The lies and crimes of Jack Straw

Confronted with the revelations about Libya, Jack Straw, Labour Foreign Secretary from 2001 to 2006, claimed disingenuously that ‘no foreign secretary can know all the details of what its intelligence agencies are doing at any one time’. The lie was exposed when officials in Whitehall stated that the MI6 role had ‘ministerial approval’ – but then Straw has form on this. In 2005, he lied to parliament when confronted with evidence that Britain had allowed over 200 CIA torture flights to refuel at British airports, saying:

‘Unless we all start to believe in conspiracy theories and that the officials are lying, that I am lying, that behind this is some kind of secret state which is in league with some dark forces in the United States…there is simply no truth in the claims that the United Kingdom has been involved in rendition, full stop’. Last year documents in the case brought by former Guantanamo detainees against the British government showed that the illegal rendition of British citizens from Afghanistan to Guantanamo was Straw’s ‘preferred option’, and that he requested that rendition of suspects held at Bagram airbase in Afghanistan – a notorious torture centre – be delayed until they could be questioned by MI5.

Rewriting the rules

‘The new paradigm [of the war on terrorism] renders obsolete Geneva’s strict limitations on the questioning of enemy combatants’ (Alberto Gonzales, legal adviser to President Bush, 2001).

The reality is that after September 2001, as US President George Bush said, the gloves were off. A new lexicon was invented: ‘enemy combatants’, denied the protection provided by the Geneva Conventions to prisoners of war, could be picked up anywhere on the global battlefield of the war on terror. The concept of ‘torture’ itself was redefined to permit just about any cruel, degrading and violent treatment short of organ failure and death. ‘Extraordinary rendition’ was in fact the kidnapping and illegal transfer of detainees to detention facilities in Afghanistan and Guantanamo, or a web of secret CIA ‘dark’ prisons around the world into which at least a hundred people have simply disappeared.

In Britain too, as Labour Prime Minister Tony Blair put it, ‘the rules have changed’. New, secret official policy was drawn up by senior government lawyers and security services chiefs and sanctioned at the highest levels of government. In direct contravention of the Geneva Conventions, international human rights legislation and British domestic law, the new guidance made it clear that while agents must be at pains not to be seen to condone torture, if detainees ‘are not within our custody or control, the law does not require you to intervene’. Guidance given to intelligence officers in January 2002 specified, ‘The importance of the information being sought must be balanced against “the level of mistreatment anticipated”’.

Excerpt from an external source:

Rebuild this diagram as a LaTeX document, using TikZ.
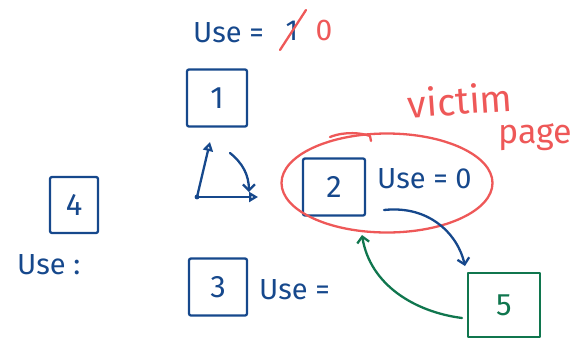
\documentclass[tikz,border=0pt]{standalone}
\usepackage{fontspec}
\setmainfont{Fira Sans}
\usetikzlibrary{arrows.meta,shapes.geometric}
\definecolor{inkblue}{RGB}{22,72,140}
\definecolor{inkred}{RGB}{238,88,88}
\definecolor{inkgreen}{RGB}{16,118,78}
\tikzset{
  pen/.style={line width=2.3pt, line cap=round, line join=round},
  pagebox/.style={pen, draw=inkblue, rounded corners=2pt, text=inkblue, font=\fontsize{31}{34}\selectfont, inner sep=0pt},
  bluetxt/.style={text=inkblue, font=\fontsize{29}{32}\selectfont, inner sep=0pt, anchor=west},
  redtxt/.style={text=inkred, font=\fontsize{30}{32}\selectfont, inner sep=0pt},
  barb/.style={-{Straight Barb[length=6pt,width=12pt,line width=2.3pt]}},
  tri/.style={-{Triangle[open,length=9pt,width=10pt,line width=2.3pt]}}
}
\begin{document}
\begin{tikzpicture}[x=1pt,y=-1pt]
\useasboundingbox (0,0) rectangle (583,341);
% top usage counter
\node[bluetxt] (use1) at (193,33) {Use =};
\node[text=inkblue, font=\fontsize{29}{32}\selectfont, inner sep=0pt] (one) at (292,31) {1};
\coordinate (xa) at (280,50);
\coordinate (xb) at (306,10);
\draw[pen, draw=inkred] (xa) -- (xb);
\node[redtxt] (zero) at (324,30) {0};
% box 1
\node[pagebox, minimum width=60pt, minimum height=57pt] (b1) at (217,98) {1};
% triangle of arrows
\coordinate (tL) at (197,197);
\coordinate (tT) at (210,142);
\coordinate (tR) at (258,197);
\coordinate (cS) at (230,153);
\coordinate (cE) at (249,192);
\fill[inkblue] (tL) circle (2.4pt);
\draw[pen, draw=inkblue, tri] (tL) -- (tT);
\draw[pen, draw=inkblue, tri] (tL) -- (tR);
\draw[pen, draw=inkblue, barb] (cS) to[bend left=25] (cE);
% victim ellipse with box 2
\node[pagebox, minimum width=62pt, minimum height=57pt] (b2) at (334,187) {2};
\node[bluetxt] (use2) at (377,179) {Use = 0};
\node[ellipse, pen, draw=inkred, minimum width=211pt, minimum height=99pt] (vic) at (387,183) {};
\coordinate (hk1) at (330,137);
\coordinate (hk2) at (370,136);
\coordinate (hk3) at (371,141);
\draw[pen, draw=inkred] (hk1) .. controls (345,131) and (362,133) .. (hk2) -- (hk3);
\node[redtxt, rotate=4, font=\fontsize{38}{40}\selectfont] (victim) at (460,100) {victim};
\node[redtxt, font=\fontsize{34}{36}\selectfont] (page) at (535,137) {page};
% box 4
\node[pagebox, minimum width=48pt, minimum height=56pt] (b4) at (74,205) {4};
\node[bluetxt] (use4) at (17,265) {Use :};
% box 3
\node[pagebox, minimum width=58pt, minimum height=57pt] (b3) at (218,287) {3};
\node[bluetxt] (use3) at (259,290) {Use =};
% box 5
\node[pen, draw=inkgreen, text=inkgreen, font=\fontsize{31}{34}\selectfont, minimum width=72pt, minimum height=64pt, inner sep=0pt] (b5) at (504,305) {5};
% blue arrow from victim to 5
\coordinate (bs) at (384,210);
\coordinate (be) at (465,266);
\draw[pen, draw=inkblue, barb] (bs) .. controls (430,205) and (458,235) .. (be);
% green arrow from 5 back
\coordinate (gs) at (462,318);
\coordinate (ge) at (362,235);
\draw[pen, draw=inkgreen, barb] (gs) .. controls (415,312) and (370,285) .. (ge);
\end{tikzpicture}
\end{document}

And so by such sleight of hand the ‘outsourcing’ of torture was enshrined. In 2009, Craig Murray, who was British ambassador to Uzbekistan between 2002 and 2004, said that when he raised concern about British collusion with the CIA in the torture of suspects: ‘I was told that it had been decided that as a matter of War on Terror policy we should now obtain intelligence from torture, following discussions between Jack Straw and [MI6 chief] Richard Dearlove… beyond any doubt, the British government has for at least six years had a considered but secret policy of co-operation with torture abroad. This policy was cleared by the government legal advisers and approved by Jack Straw as Secretary of State’.

Bring Labour war criminals to justice

David Cameron has said the issue of the Libyan documents will be referred to the Gibson Detainee Inquiry, set up in 2010 in an attempt to stem the deeply incriminating flow of evidence of British collusion with illegal rendition and torture. But human rights organisations and lawyers for former detainees have withdrawn their cooperation: both MI5 and MI6 will give evidence in secret, preventing any of those subjected to such abuse from challenging their version of events and witnesses, such as government ministers, cannot be compelled to attend. Peter Gibson, chair of the inquiry, previously served as commissioner for the intelligence services. Whatever evidence is published will be decided by the government. The Detainee Inquiry is a pathetic and craven cover-up for the litany of war crimes committed over the last ten years; the only real justice would be to bring the perpetrators to justice, starting with Tony Blair and Jack Straw.